Avant d’ajouter: « on n’est pas obligé d’ouvrir une information judiciaire. Je saisirai le Procureur pour non pas ouvrir des informations judiciaires, mais pour utiliser d’autres modes alternatifs comme l’enquête préliminaire confiée à la police judiciaire, demander aux incriminés de produire les pièces justificatives qui leur manquaient ou de justifier les surfacturations. L’information judiciaire nous enferme, nous sommes en train de voir l’ensemble des faits incriminés et il faut souligner que la Cour des comptes n’a pas pour rôle de qualifier des infractions, délits ou crimes économiques ».

Ce que dit l’Article 6 de la Loi organique portant statut des Magistrats de la Cour des comptes

Dans un pays où les Institutions sont respectées et protégées par le régime présidentiel, l’attitude du Garde des Sceaux, ministre de la Justice aurait été autre, après la sortie du ministre Mansour Faye, jetant le discrédit sur les magistrats de la Cour des comptes.

L’Article 6 de la Loi organique portant statut des Magistrats de la Cour des comptes protège ses magistrats et ordonne à l’Etat de poursuivre en justice leurs diffamateurs.

« Les magistrats de la Cour sont, conformément aux dispositions du Code pénal et des autres lois en vigueur, protégés contre les menaces, attaques, outrages, injures ou diffamations dont ils peuvent être l’objet dans l’exercice ou à l’occasion de l’exercice de leurs fonctions. La réparation du préjudice direct qui en résulterait incombe à l’Etat qui se trouve alors subrogé dans les droits et actions de la victime contre le ou les auteurs du dommage », dispose ladite loi.

Le Coordonnateur du Forum Civil, Birahim Seck prend d’ailleurs le contrepied de Ismaila Madior Fall en invoquant l’Article 12 alinéa 7 de la loi de 2012 sur la Cour des comptes. « Face au dilatoire continu du Gouvernement, nous invitons aussi le Procureur Général auprès de la Cour des Comptes d’user de l’article 12 alinéa 7 de la loi de 2012 sur le CC en communiquant directement avec les autorités judiciaires par notes du Parquet », a-t-il posté sur son compte Twitter

Le fondateur de l’organisation AfricaJom Center va dans le même sens que le coordonnateur de la filiale sénégalaise de Transparency International. Alioune Tine qualifie la sortie de Ismaila Madior Fall d’absurde.

Ismaila Madior Fall, la déchéance d’une sommité du droit

Qui aurait pu imaginer que l’un des rédacteurs de la Constitution du Sénégal s’attaquerait à une Institution comme la Cour des comptes, une juridiction chargée de fouiller la gestion des finances publiques ? Avant 2012, c’était impensable. Mais nous sommes en 2022 et beaucoup d’eau a coulé sous les ponts depuis. Ismaila Madior Fall a rejoint le gouvernement. Mieux, il a rejoint l’Alliance pour la république (parti au pouvoir). Il a d’ailleurs essuyé deux revers tonitruants lors des élections Locales de janvier 2022 et Législatives du 31 juillet 2022 dans son fief de Rufisque.

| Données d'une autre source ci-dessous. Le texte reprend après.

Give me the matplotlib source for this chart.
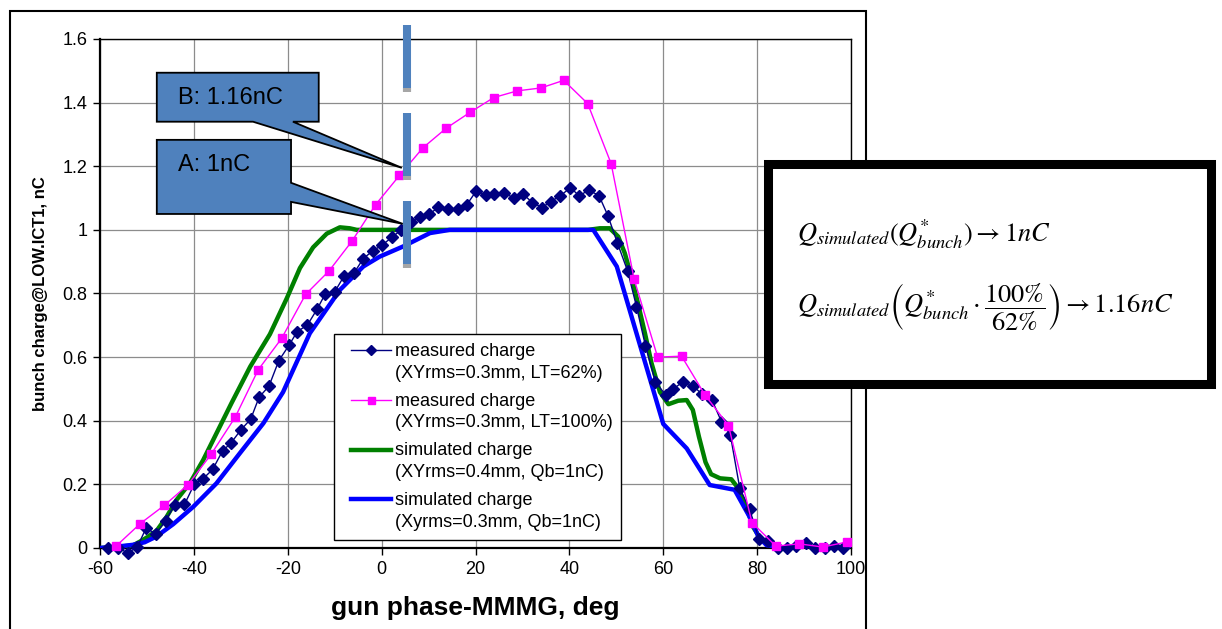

Le garde des Sceaux, ministre de la Justice a enchaîné les sorties malheureuses depuis son entrée en politique. Sur la question du 3e mandat, Ismaila Madior Fall est revenu sur son interprétation de l’Article 27 de la Constitution. À la veille de la Présidentielle de 2019, il a été interpellé sur la question d’une probable 3e candidature de Macky Sall en 2024. Il avait alors répété 3 fois la disposition dudit Article qui stipule : « Nul ne peut exercer plus de deux mandats consécutifs ». Avant d’ajouter en commentaire que cet article n’avait pas besoin d’être interprété tant la lettre est claire et limpide.

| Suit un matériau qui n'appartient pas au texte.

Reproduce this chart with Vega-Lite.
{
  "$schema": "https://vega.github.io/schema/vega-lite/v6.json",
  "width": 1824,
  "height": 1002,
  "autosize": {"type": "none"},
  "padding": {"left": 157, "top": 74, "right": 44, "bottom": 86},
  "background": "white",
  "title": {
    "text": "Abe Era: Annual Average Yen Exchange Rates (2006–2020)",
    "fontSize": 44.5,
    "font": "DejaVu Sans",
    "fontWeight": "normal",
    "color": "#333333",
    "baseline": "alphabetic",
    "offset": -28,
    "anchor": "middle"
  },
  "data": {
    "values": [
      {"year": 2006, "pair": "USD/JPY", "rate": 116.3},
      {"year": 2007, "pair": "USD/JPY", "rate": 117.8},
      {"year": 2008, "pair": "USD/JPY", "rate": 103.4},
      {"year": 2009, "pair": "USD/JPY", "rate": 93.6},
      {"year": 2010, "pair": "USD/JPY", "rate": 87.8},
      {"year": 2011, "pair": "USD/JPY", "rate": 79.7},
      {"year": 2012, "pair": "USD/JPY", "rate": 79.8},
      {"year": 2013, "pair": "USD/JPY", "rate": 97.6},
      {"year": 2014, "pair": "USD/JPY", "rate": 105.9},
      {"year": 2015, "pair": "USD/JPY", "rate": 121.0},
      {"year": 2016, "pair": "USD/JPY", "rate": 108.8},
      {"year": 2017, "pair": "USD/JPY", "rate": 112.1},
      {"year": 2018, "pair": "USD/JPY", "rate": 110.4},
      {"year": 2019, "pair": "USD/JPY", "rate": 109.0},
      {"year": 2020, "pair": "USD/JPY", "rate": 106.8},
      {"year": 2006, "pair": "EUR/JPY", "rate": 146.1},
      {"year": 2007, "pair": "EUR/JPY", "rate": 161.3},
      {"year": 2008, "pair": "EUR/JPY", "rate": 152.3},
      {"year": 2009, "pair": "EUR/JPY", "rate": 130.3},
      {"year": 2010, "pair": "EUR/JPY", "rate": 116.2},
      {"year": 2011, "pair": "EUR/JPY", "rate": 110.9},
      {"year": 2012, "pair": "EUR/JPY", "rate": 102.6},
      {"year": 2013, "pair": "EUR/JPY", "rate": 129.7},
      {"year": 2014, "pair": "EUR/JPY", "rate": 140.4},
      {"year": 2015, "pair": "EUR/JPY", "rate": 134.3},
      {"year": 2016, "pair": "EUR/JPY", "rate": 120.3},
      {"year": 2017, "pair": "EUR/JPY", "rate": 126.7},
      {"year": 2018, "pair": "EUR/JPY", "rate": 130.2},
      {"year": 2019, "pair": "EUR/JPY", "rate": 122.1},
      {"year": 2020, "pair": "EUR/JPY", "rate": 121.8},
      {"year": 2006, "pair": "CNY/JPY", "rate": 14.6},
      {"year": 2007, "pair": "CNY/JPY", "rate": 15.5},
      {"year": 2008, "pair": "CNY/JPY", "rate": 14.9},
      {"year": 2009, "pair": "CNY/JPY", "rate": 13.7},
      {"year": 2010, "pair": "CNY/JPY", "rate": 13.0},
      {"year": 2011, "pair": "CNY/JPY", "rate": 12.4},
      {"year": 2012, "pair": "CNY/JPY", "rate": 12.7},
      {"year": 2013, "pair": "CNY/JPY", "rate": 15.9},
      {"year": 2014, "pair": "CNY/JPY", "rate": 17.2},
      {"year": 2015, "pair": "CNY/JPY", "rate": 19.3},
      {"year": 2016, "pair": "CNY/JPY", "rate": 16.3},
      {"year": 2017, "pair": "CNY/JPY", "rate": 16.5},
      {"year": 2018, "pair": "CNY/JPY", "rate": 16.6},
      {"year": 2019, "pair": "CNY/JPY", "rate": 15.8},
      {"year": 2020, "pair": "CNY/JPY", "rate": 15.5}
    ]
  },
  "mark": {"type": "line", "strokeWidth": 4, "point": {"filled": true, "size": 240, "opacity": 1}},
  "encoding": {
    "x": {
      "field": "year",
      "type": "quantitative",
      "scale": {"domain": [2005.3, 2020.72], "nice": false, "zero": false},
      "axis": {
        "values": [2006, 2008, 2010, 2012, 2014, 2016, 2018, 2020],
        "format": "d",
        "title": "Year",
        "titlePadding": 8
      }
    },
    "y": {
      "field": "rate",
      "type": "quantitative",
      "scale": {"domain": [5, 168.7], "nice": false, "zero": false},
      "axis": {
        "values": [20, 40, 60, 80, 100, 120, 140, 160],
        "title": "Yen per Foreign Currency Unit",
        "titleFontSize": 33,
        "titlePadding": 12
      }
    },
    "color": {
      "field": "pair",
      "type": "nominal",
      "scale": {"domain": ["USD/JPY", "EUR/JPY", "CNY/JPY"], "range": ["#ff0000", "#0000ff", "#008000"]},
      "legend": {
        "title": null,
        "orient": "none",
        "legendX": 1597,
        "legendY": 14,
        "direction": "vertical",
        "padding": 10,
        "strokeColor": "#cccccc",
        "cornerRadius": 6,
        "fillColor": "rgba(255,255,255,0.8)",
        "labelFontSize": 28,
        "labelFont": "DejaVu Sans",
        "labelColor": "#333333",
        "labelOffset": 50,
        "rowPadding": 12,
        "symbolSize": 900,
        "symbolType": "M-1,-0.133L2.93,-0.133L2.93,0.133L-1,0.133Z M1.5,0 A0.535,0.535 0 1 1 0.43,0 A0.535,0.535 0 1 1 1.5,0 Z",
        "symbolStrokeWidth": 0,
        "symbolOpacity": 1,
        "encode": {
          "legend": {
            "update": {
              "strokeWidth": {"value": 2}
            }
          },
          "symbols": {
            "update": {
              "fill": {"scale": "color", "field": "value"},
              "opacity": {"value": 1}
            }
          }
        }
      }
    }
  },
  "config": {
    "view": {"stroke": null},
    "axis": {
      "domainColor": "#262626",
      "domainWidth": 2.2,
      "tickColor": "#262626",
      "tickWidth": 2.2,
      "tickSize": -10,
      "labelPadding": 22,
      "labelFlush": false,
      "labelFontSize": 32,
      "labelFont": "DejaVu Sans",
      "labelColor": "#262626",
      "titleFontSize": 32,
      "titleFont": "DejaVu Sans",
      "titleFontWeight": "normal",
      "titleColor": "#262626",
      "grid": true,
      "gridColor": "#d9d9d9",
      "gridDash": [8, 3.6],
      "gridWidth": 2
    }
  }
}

Cependant, répondant au Professeur Mary Teuw Niane sur la question, Ismaila Madior Fall écrivait: « Pourquoi et en quoi devrait-on systématiquement qualifier, pour ne pas dire taxer, les partisans d’une troisième candidature de laudateurs ? (…) La question est banale et ouverte. Et chacun a la liberté de dire : je suis pour ou je suis contre. L’histoire politique de l’humanité en général et de l’Afrique en particulier montre l’existence d’arguments pour et d’arguments contre la limitation des mandats présidentiels ».

Il ajoutait dans son texte: « D’abord, la parole donnée, quoi que très importante, n’est pas le seul étalon de mesure de l’éthique d’un individu ? Ensuite, dire que le non-respect de la parole donnée a été fatal à tous les régimes au Sénégal est une contre-vérité ».

Entre le Ismaila Madior Fall d’avant 2012 et d’aujourd’hui, il y a un énorme fossé dans lequel bon nombre de Sénégalais se sont perdus. Quand un intellectuel trouve autant d’aisance à renier sa parole en public. Quand il il va jusqu’à faire du reniement de la parole un principe de la démocratie. Quand celui qui a inspiré et rédigé la charte fondamentale de la Nation se retourne contre les Institutions de cette même nation, il devient urgent de le bannir des sphères de décision de la République.